▸ **The data**
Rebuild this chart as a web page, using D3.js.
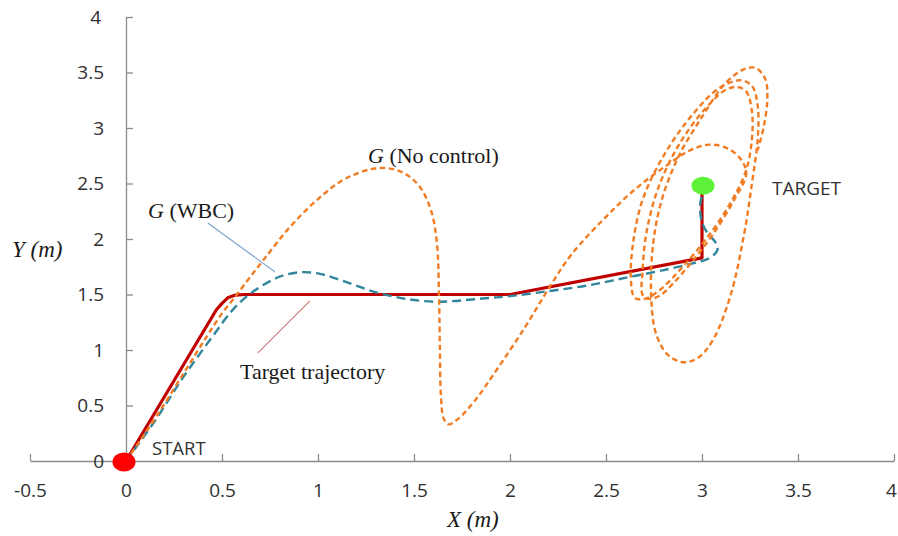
<!DOCTYPE html>
<html>
<head>
<meta charset="utf-8">
<script src="https://cdn.jsdelivr.net/npm/d3@7"></script>
<style>
body { margin: 0; background: #fff; }
</style>
</head>
<body>
<div id="chart"></div>
<script>
// axis ticks
var xTicks = [-0.5, 0, 0.5, 1, 1.5, 2, 2.5, 3, 3.5, 4];
var yTicks = [0, 0.5, 1, 1.5, 2, 2.5, 3, 3.5, 4];

// target trajectory (red)
var targetPath = [[0,0],[0.47,1.36],[0.5,1.42],[0.53,1.47],[0.57,1.495],[0.62,1.5],[2.0,1.5],[3.0,1.83],[3.0,2.42]];

// G (WBC), blue dashed
var wbcPath = [[0,0],[0.15,0.36],[0.3,0.76],[0.45,1.12],[0.55,1.35],[0.62,1.47],[0.7,1.57],[0.8,1.66],
	[0.9,1.7],[1.0,1.69],[1.1,1.64],[1.2,1.58],[1.3,1.52],[1.4,1.48],[1.5,1.45],[1.6,1.435],[1.7,1.44],
	[1.8,1.455],[1.9,1.47],[2.0,1.485],[2.2,1.53],[2.4,1.58],[2.6,1.65],[2.8,1.72],[2.95,1.78],[3.04,1.83],
	[3.08,1.9],[3.07,1.97],[3.03,2.05],[3.0,2.15],[2.99,2.3],[3.0,2.4]];

// G (No control), orange dashed
var noCtrlPath = [[0,0],[0.15,0.38],[0.3,0.79],[0.42,1.12],[0.5,1.33],[0.56,1.46],[0.63,1.62],[0.72,1.82],
	[0.85,2.1],[1.0,2.36],[1.15,2.55],[1.32,2.64],[1.44,2.6],[1.53,2.47],[1.59,2.25],[1.62,1.95],[1.63,1.5],
	[1.635,1.0],[1.64,0.6],[1.655,0.38],[1.68,0.33],[1.73,0.38],[1.82,0.55],[1.93,0.82],[2.08,1.21],[2.2,1.55],
	[2.32,1.86],[2.5,2.2],[2.66,2.46],[2.83,2.68],[2.94,2.8],[3.04,2.85],[3.14,2.81],[3.21,2.7],[3.23,2.58],
	[3.17,2.36],[3.06,2.05],[2.95,1.8],[2.85,1.6],[2.78,1.49],[2.72,1.46],
	[2.69,1.5],[2.69,1.7],[2.71,2.05],[2.77,2.45],[2.88,2.85],[3.02,3.18],[3.12,3.34],[3.18,3.37],[3.23,3.33],
	[3.26,3.15],[3.26,2.9],[3.23,2.62],
	[3.15,2.33],[3.03,2.02],[2.9,1.75],[2.78,1.54],[2.7,1.46],[2.65,1.47],
	[2.63,1.62],[2.64,1.95],[2.69,2.35],[2.8,2.75],[2.95,3.12],[3.09,3.36],[3.2,3.43],[3.26,3.38],[3.29,3.2],[3.29,2.9],
	[3.26,2.5],[3.22,2.05],[3.15,1.5],[3.06,1.1],[2.98,0.93],[2.9,0.89],[2.82,0.96],[2.76,1.15],[2.735,1.5],
	[2.745,1.95],[2.79,2.35],[2.88,2.75],[3.0,3.1],[3.12,3.4],[3.22,3.53],[3.28,3.54],[3.33,3.44],[3.34,3.25],
	[3.32,3.0],[3.29,2.8]];

var startPoint = [0, 0];
var targetPoint = [3.0, 2.48];

var width = 898, height = 536;

var svg = d3.select("#chart")
	.append("svg")
	.attr("width", width)
	.attr("height", height);

var x = d3.scaleLinear().domain([-0.5, 4]).range([30, 894]);
var y = d3.scaleLinear().domain([0, 4]).range([461, 17]);

// axes
svg.append("g")
	.attr("transform", "translate(0," + y(0) + ")")
	.call(d3.axisBottom(x).tickValues(xTicks).tickSizeInner(-7).tickSizeOuter(0).tickPadding(23)
		.tickFormat(function(d){ return String(d); }));
svg.append("g")
	.attr("transform", "translate(" + x(0) + ",0)")
	.call(d3.axisLeft(y).tickValues(yTicks).tickSizeInner(-7).tickSizeOuter(0).tickPadding(22)
		.tickFormat(function(d){ return String(d); }));

svg.selectAll(".domain, .tick line").attr("stroke", "#8c8c8c").attr("stroke-width", 1.3);
svg.selectAll(".tick text")
	.style("font-family", "'Open Sans', sans-serif")
	.style("font-size", "19px")
	.attr("fill", "#303030");
// last x label sits at the window edge
svg.selectAll(".tick text").filter(function(d){ return d === 4; }).attr("dx", -3);

var line = d3.line().x(function(d){ return x(d[0]); }).y(function(d){ return y(d[1]); });
var curvy = d3.line().x(function(d){ return x(d[0]); }).y(function(d){ return y(d[1]); }).curve(d3.curveCatmullRom.alpha(0.5));

// leader lines for labels
svg.append("line")
	.attr("x1", x(0.426)).attr("y1", y(2.144))
	.attr("x2", x(0.775)).attr("y2", y(1.705))
	.attr("stroke", "#7fa3d0").attr("stroke-width", 1.2);
svg.append("line")
	.attr("x1", x(0.686)).attr("y1", y(0.973))
	.attr("x2", x(0.957)).attr("y2", y(1.441))
	.attr("stroke", "#d98a8a").attr("stroke-width", 1.2);

// curves
svg.append("path").datum(targetPath)
	.attr("d", line)
	.attr("fill", "none")
	.attr("stroke", "#c00000")
	.attr("stroke-width", 3.2)
	.attr("stroke-linejoin", "round");

svg.append("path").datum(wbcPath)
	.attr("d", curvy)
	.attr("fill", "none")
	.attr("stroke", "#31859c")
	.attr("stroke-width", 2.4)
	.attr("stroke-dasharray", "9,5");

svg.append("path").datum(noCtrlPath)
	.attr("d", curvy)
	.attr("fill", "none")
	.attr("stroke", "#f07c24")
	.attr("stroke-width", 2.4)
	.attr("stroke-dasharray", "5.5,3.5");

// start / target markers
svg.append("ellipse")
	.attr("cx", x(startPoint[0]) - 2).attr("cy", y(startPoint[1]) + 1)
	.attr("rx", 11.5).attr("ry", 9.5)
	.attr("fill", "#ff0000");
svg.append("ellipse")
	.attr("cx", x(targetPoint[0]) + 1).attr("cy", y(targetPoint[1]))
	.attr("rx", 11.5).attr("ry", 9)
	.attr("fill", "#5ef23a");

// text labels
var serif = "'Liberation Serif', 'Times New Roman', serif";
var sans = "'Open Sans', sans-serif";

var t1 = svg.append("text").attr("x", 148).attr("y", 218)
	.style("font-family", serif).style("font-size", "22px").attr("fill", "#1a1a1a");
t1.append("tspan").style("font-style", "italic").text("G");
t1.append("tspan").text(" (WBC)");

var t2 = svg.append("text").attr("x", 368).attr("y", 163)
	.style("font-family", serif).style("font-size", "22px").attr("fill", "#1a1a1a");
t2.append("tspan").style("font-style", "italic").text("G");
t2.append("tspan").text(" (No control)");

svg.append("text").attr("x", 240).attr("y", 379)
	.style("font-family", serif).style("font-size", "22px").attr("fill", "#1a1a1a")
	.text("Target trajectory");

svg.append("text").attr("x", 772).attr("y", 195)
	.style("font-family", sans).style("font-size", "19px").attr("fill", "#333")
	.text("TARGET");
svg.append("text").attr("x", 152).attr("y", 455)
	.style("font-family", sans).style("font-size", "18.5px").attr("fill", "#333")
	.text("START");

svg.append("text").attr("x", 12).attr("y", 257)
	.style("font-family", serif).style("font-size", "23px").style("font-style", "italic").attr("fill", "#1a1a1a")
	.text("Y (m)");
svg.append("text").attr("x", 447).attr("y", 527)
	.style("font-family", serif).style("font-size", "23px").style("font-style", "italic").attr("fill", "#1a1a1a")
	.text("X (m)");
</script>
</body>
</html>
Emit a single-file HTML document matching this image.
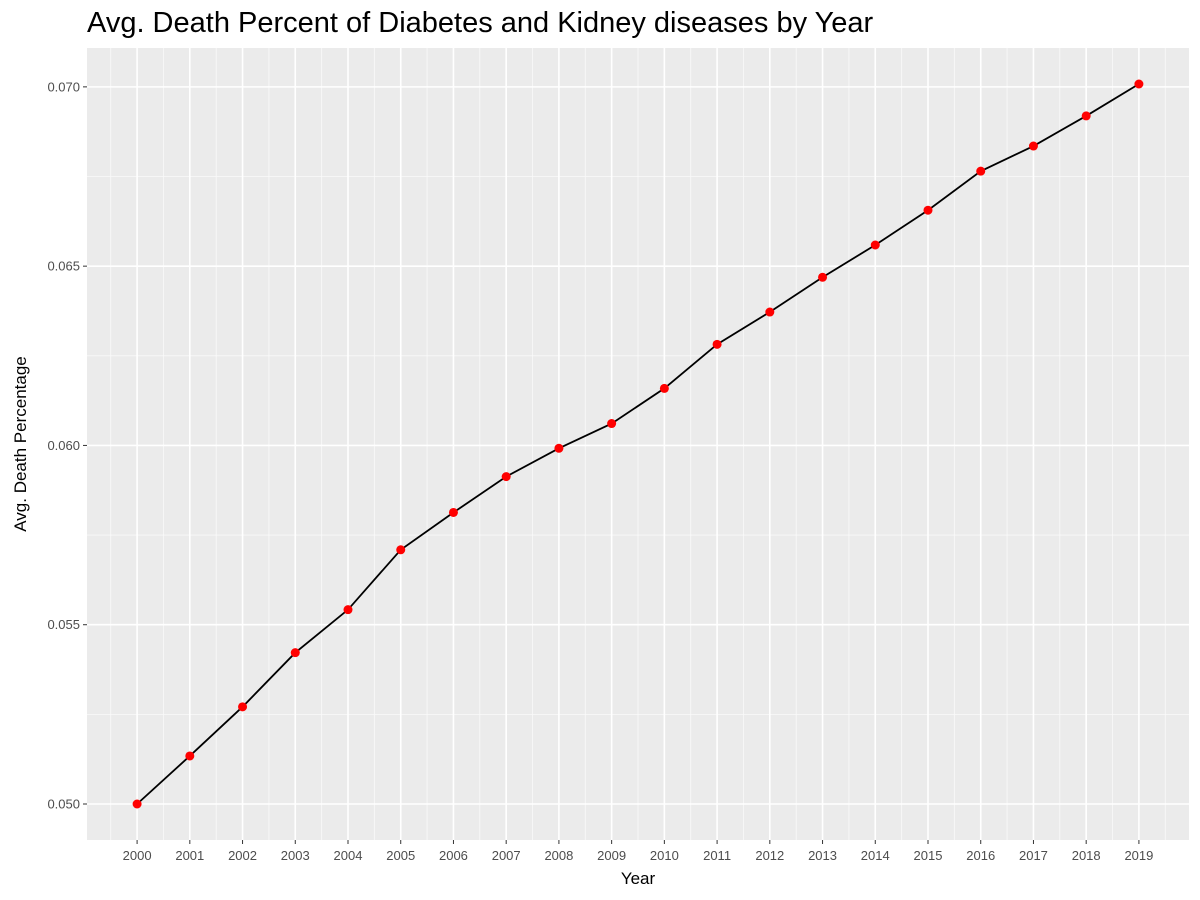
<!DOCTYPE html>
<html><head><meta charset="utf-8"><style>
body{margin:0;background:#fff;}
svg{display:block;font-family:"Liberation Sans",Arial,sans-serif;}
</style></head><body>
<svg id="chart" width="1200" height="900">
<text x="87" y="32" font-size="29" fill="#000">Avg. Death Percent of Diabetes and Kidney diseases by Year</text>
<rect x="87" y="48" width="1102" height="792" fill="#ebebeb"/>
<g id="grid"></g>
<g id="series"></g>
<g id="axes"></g>
<text x="638" y="884" font-size="17" text-anchor="middle" fill="#000">Year</text>
<text transform="translate(26,444) rotate(-90)" font-size="17" text-anchor="middle" fill="#000">Avg. Death Percentage</text>
</svg>
<script>
const years = [2000,2001,2002,2003,2004,2005,2006,2007,2008,2009,2010,2011,2012,2013,2014,2015,2016,2017,2018,2019];
const deathPct = [0.0500,0.05134,0.05271,0.05422,0.05542,0.05709,0.05813,0.05913,0.05992,0.06061,0.06159,0.06282,0.06372,0.06469,0.06559,0.06656,0.06765,0.06835,0.06919,0.07008];
const yTicks = [0.050,0.055,0.060,0.065,0.070];
const yTickLabels = ["0.050","0.055","0.060","0.065","0.070"];

const NS="http://www.w3.org/2000/svg";
const pL=87,pR=1189,pT=48,pB=840;
const xMin=Math.min(...years),xMax=Math.max(...years);
const xPad=(xMax-xMin)*0.05;
const yMinD=Math.min(...deathPct),yMaxD=Math.max(...deathPct);
const yPad=(yMaxD-yMinD)*0.05;
const x=v=>pL+(v-(xMin-xPad))/((xMax+xPad)-(xMin-xPad))*(pR-pL);
const y=v=>pB-(v-(yMinD-yPad))/((yMaxD+yPad)-(yMinD-yPad))*(pB-pT);
function mk(tag,attrs,parent){const e=document.createElementNS(NS,tag);for(const k in attrs)e.setAttribute(k,attrs[k]);parent.appendChild(e);return e;}
const grid=document.getElementById('grid'),axes=document.getElementById('axes'),series=document.getElementById('series');
for(let i=0;i<years.length-1;i++){const xm=x((years[i]+years[i+1])/2);
 const l=mk('line',{x1:xm,x2:xm,y1:pT,y2:pB,stroke:'#fafafa','stroke-width':0.8},grid);
 
 }
{const e=mk('line',{x1:x(xMin-0.5),x2:x(xMin-0.5),y1:pT,y2:pB,stroke:'#fafafa','stroke-width':0.8},grid);
 
 
 const f=mk('line',{x1:x(xMax+0.5),x2:x(xMax+0.5),y1:pT,y2:pB,stroke:'#fafafa','stroke-width':0.8},grid);
 
 }
for(let i=0;i<yTicks.length-1;i++){const ym=y((yTicks[i]+yTicks[i+1])/2);
 const l=mk('line',{x1:pL,x2:pR,y1:ym,y2:ym,stroke:'#fafafa','stroke-width':0.8},grid);
 
 }
years.forEach(v=>{const xv=x(v);
 const l=mk('line',{x1:xv,x2:xv,y1:pT,y2:pB,stroke:'#fff','stroke-width':1.6},grid);
 
 
 const t=mk('line',{x1:xv,x2:xv,y1:pB,y2:pB+4,stroke:'#333','stroke-width':1},axes);
 
 
 const tx=mk('text',{x:xv,y:pB+20,'font-size':13,fill:'#4d4d4d','text-anchor':'middle'},axes);tx.textContent=v;
 
 });
yTicks.forEach((v,i)=>{const yv=y(v);
 const l=mk('line',{x1:pL,x2:pR,y1:yv,y2:yv,stroke:'#fff','stroke-width':1.6},grid);
 
 
 const t=mk('line',{x1:pL-4,x2:pL,y1:yv,y2:yv,stroke:'#333','stroke-width':1},axes);
 
 
 const tx=mk('text',{x:pL-7,y:yv+4.5,'font-size':13,fill:'#4d4d4d','text-anchor':'end'},axes);tx.textContent=yTickLabels[i];
 
 });
const pl=mk('polyline',{points:years.map((v,i)=>x(v)+','+y(deathPct[i])).join(' '),fill:'none',stroke:'#000','stroke-width':1.8},series);


years.forEach((v,i)=>{const c=mk('circle',{cx:x(v),cy:y(deathPct[i]),r:4.5,fill:'#ff0000'},series);
 
 });
</script>
</body></html>
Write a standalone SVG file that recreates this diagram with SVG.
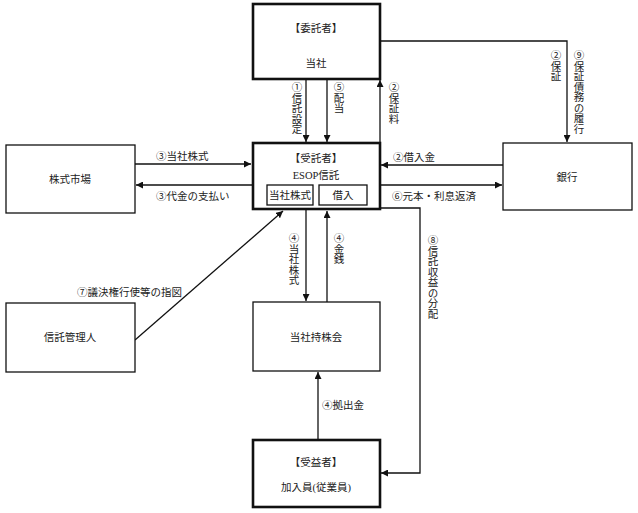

▸ **Exercise objective**
Go through the data and gather every line that holds "document".

▸ **Exercise answer**
Emit a single-file HTML document matching this image.
function mk(tag,attrs,parent){const e=document.createElementNS(NS,tag);for(const k in attrs)e.setAttribute(k,attrs[k]);parent.appendChild(e);return e;}
const grid=document.getElementById('grid'),axes=document.getElementById('axes'),series=document.getElementById('series');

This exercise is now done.